Exports grew 7.6 per cent year-on-year to $405.9 billion during April-February, while imports grew by 18.8 per cent at $653.5 billion during this period, leading to a trade deficit of $247.5 billion.

Engineering Export Promotion Council (EEPC) of India Chairman Arun Kumar Garodia said the collapse of two US banks and negative growth in some European markets could dampen market sentiment and further hit demand, making 2023 a tough year for engineering goods manufacturers. “There is hope that domestic demand, led by higher public spending in the infrastructure sector, will partly offset the negative growth in exports,” he added.

Barthwal said the export target setting exercise for the next financial year was on. “We are not doing only a trend-based exercise. We are looking at commodities, territories and countries,” he added.

On payment mechanism for crude oil imports from Russia, Director General of Foreign Trade Santosh Kumar Sarangi said: “Payments are made in different currencies including the dollar, euro and dirham.
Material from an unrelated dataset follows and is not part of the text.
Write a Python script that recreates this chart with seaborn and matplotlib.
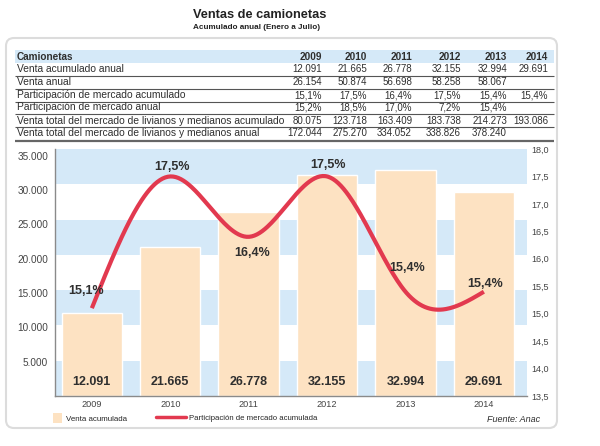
import numpy as np
import pandas as pd
import matplotlib
matplotlib.use('Agg')
import matplotlib.pyplot as plt
import matplotlib.transforms as mtransforms
import seaborn as sns
from matplotlib.patches import FancyBboxPatch, Rectangle, Patch
from matplotlib.lines import Line2D
from matplotlib.ticker import FuncFormatter

########### Datos ############
anios = ['2009', '2010', '2011', '2012', '2013', '2014']
venta_acumulada = [12091, 21665, 26778, 32155, 32994, 29691]
venta_anual = [26154, 50874, 56698, 58258, 58067, None]
part_acumulada = [15.1, 17.5, 16.4, 17.5, 15.4, 15.4]
part_anual = [15.2, 18.5, 17.0, 7.2, 15.4, None]
total_acumulado = [80075, 123718, 163409, 183738, 214273, 193086]
total_anual = [172044, 275270, 334052, 338826, 378240, None]

filas = ['Venta acumulado anual', 'Venta anual',
         'Participación de mercado acumulado', 'Participación de mercado anual',
         'Venta total del mercado de livianos y medianos acumulado',
         'Venta total del mercado de livianos y medianos anual']


def miles(v):
    return '' if v is None else f'{int(v):,}'.replace(',', '.')


def pct(v):
    return '' if v is None else f'{v:.1f}%'.replace('.', ',')


valores_tabla = [[miles(v) for v in venta_acumulada],
                 [miles(v) for v in venta_anual],
                 [pct(v) for v in part_acumulada],
                 [pct(v) for v in part_anual],
                 [miles(v) for v in total_acumulado],
                 [miles(v) for v in total_anual]]


def spline_natural(x, y, n=300):
    # curva suave (spline cubico natural) que pasa por los puntos
    x = np.asarray(x, float)
    y = np.asarray(y, float)
    m = len(x)
    h = np.diff(x)
    A = np.zeros((m, m))
    b = np.zeros(m)
    A[0, 0] = A[-1, -1] = 1
    for i in range(1, m - 1):
        A[i, i - 1] = h[i - 1]
        A[i, i] = 2 * (h[i - 1] + h[i])
        A[i, i + 1] = h[i]
        b[i] = 6 * ((y[i + 1] - y[i]) / h[i] - (y[i] - y[i - 1]) / h[i - 1])
    M = np.linalg.solve(A, b)
    xs = np.linspace(x[0], x[-1], n)
    k = np.clip(np.searchsorted(x, xs) - 1, 0, m - 2)
    x0, x1 = x[k], x[k + 1]
    hh = x1 - x0
    ys = (M[k] * (x1 - xs) ** 3 + M[k + 1] * (xs - x0) ** 3) / (6 * hh) \
        + (y[k] / hh - M[k] * hh / 6) * (x1 - xs) \
        + (y[k + 1] / hh - M[k + 1] * hh / 6) * (xs - x0)
    return xs, ys


########### Estilo ############
AZUL = '#d5e9f8'
DURAZNO = '#fde2c2'
ROJO = '#e2394f'
TEXTO = '#2f2f2f'

sns.set_theme(style='white')
plt.rcParams['font.family'] = ['Liberation Sans', 'DejaVu Sans']

fig = plt.figure(figsize=(6, 4.46), dpi=100)

# fondo en coordenadas de pixel (titulo, recuadro, tabla)
bg = fig.add_axes([0, 0, 1, 1], zorder=0)
bg.set_xlim(0, 600)
bg.set_ylim(446, 0)
bg.axis('off')

bg.add_patch(FancyBboxPatch((6, 38), 551, 390, boxstyle='round,pad=0,rounding_size=8',
                            fc='white', ec='#dcdcdc', lw=1.5))
bg.text(260, 15, 'Ventas de camionetas', ha='center', va='center', fontsize=9.2,
        fontweight='bold', color='#222222')
bg.text(257, 27.5, 'Acumulado anual (Enero a Julio)', ha='center', va='center', fontsize=5.9,
        fontweight='bold', color='#222222')

############ Tabla ############
col_der = [322, 367, 412, 461, 507, 548]
fila_y = [69, 82, 95, 107.5, 120.5, 133]
bg.add_patch(Rectangle((15, 50), 539, 12.5, fc=AZUL, ec='none'))
bg.text(17, 56.5, 'Camionetas', ha='left', va='center', fontsize=7.2, fontweight='bold', color=TEXTO)
for xr, a in zip(col_der, anios):
    bg.text(xr, 56.5, a, ha='right', va='center', fontsize=7.2, fontweight='bold', color=TEXTO)
for y, nombre, vals in zip(fila_y, filas, valores_tabla):
    bg.text(17, y, nombre, ha='left', va='center', fontsize=7.4, color=TEXTO)
    for xr, t in zip(col_der, vals):
        bg.text(xr, y, t, ha='right', va='center', fontsize=7, color=TEXTO)
bg.hlines([76, 89, 101.5, 114, 127], 15, 554, color='#555555', lw=0.8)
bg.hlines([141], 15, 554, color='#666666', lw=1.6)

############ Grafico ############
ax = fig.add_axes([55 / 600, 50 / 446, 472 / 600, 247 / 446], zorder=1)
ax.patch.set_alpha(0)
tope = 36000
for k in range(0, 7, 2):
    ax.axhspan(k * tope / 7, (k + 1) * tope / 7, color=AZUL, lw=0, zorder=0)

df = pd.DataFrame({'anio': anios, 'venta': venta_acumulada})
sns.barplot(data=df, x='anio', y='venta', color=DURAZNO, saturation=1, width=0.77,
            ax=ax, zorder=2)
ax.set_xlim(-0.47, 5.55)
ax.set_ylim(0, tope)
ax.set_yticks(range(5000, 36000, 5000))
ax.yaxis.set_major_formatter(FuncFormatter(lambda v, p: miles(v)))
ax.tick_params(axis='y', length=0, pad=5, labelsize=7.2, labelcolor='#444444')
ax.tick_params(axis='x', length=0, pad=3.2, labelsize=6.6, labelcolor='#444444')
ax.set_xlabel('')
ax.set_ylabel('')
for s in ['top', 'right']:
    ax.spines[s].set_visible(False)
for s in ['left', 'bottom']:
    ax.spines[s].set_color('#8a8a8a')
    ax.spines[s].set_linewidth(1)

trans = mtransforms.blended_transform_factory(ax.transData, ax.transAxes)
for i, v in enumerate(venta_acumulada):
    ax.text(i, 0.057, miles(v), transform=trans, ha='center', va='center',
            fontsize=9, fontweight='bold', color=TEXTO, zorder=3)

ax2 = ax.twinx()
ax2.set_ylim(13.5, 18)
ax2.set_yticks(np.arange(13.5, 18.01, 0.5))
ax2.yaxis.set_major_formatter(FuncFormatter(lambda v, p: f'{v:.1f}'.replace('.', ',')))
ax2.tick_params(axis='y', length=0, pad=3, labelsize=6.5, labelcolor='#444444')
for s in ax2.spines.values():
    s.set_visible(False)
ax2.grid(False)

xs, ys = spline_natural(range(len(part_acumulada)), part_acumulada)
ax2.plot(xs, ys, color=ROJO, lw=3, solid_capstyle='butt', zorder=3)

desplaz = [(-6, 17), (2, 9), (3, -16), (1, 11), (2, 24), (1, 8)]
for i, (v, (dx, dy)) in enumerate(zip(part_acumulada, desplaz)):
    ax2.annotate(pct(v), (i, v), xytext=(dx * 0.72, dy * 0.72), textcoords='offset points',
                 ha='center', va='center', fontsize=9, fontweight='bold', color=TEXTO, zorder=4)

############ Leyenda y fuente ############
fig.legend(handles=[Patch(fc=DURAZNO, ec='none', label='Venta acumulada')],
           loc='center left', bbox_to_anchor=(53 / 600, 1 - 418 / 446), frameon=False,
           prop={'size': 5.7}, handlelength=1.1, handleheight=1.4,
           handletextpad=0.5, borderpad=0, borderaxespad=0)
fig.legend(handles=[Line2D([], [], color=ROJO, lw=2.5, label='Participación de mercado acumulada')],
           loc='center left', bbox_to_anchor=(156 / 600, 1 - 418 / 446), frameon=False,
           prop={'size': 5.6}, handlelength=3.8,
           handletextpad=0.5, borderpad=0, borderaxespad=0)
bg.text(540, 419, 'Fuente: Anac', ha='right', va='center', fontsize=6.5, style='italic',
        color=TEXTO)

plt.savefig('out.png', dpi=100)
There is no ban on using any convertible currency.”

Barthwal said the new foreign trade policy would be released by the end of the month. “For the last six months, we have been developing a new FTP. We have looked at various aspects of the FTP. We are also adding the visioning exercise into that. We are aiming for $1 trillion of merchandise exports and $2 trillion of both merchandise and services exports,” he said.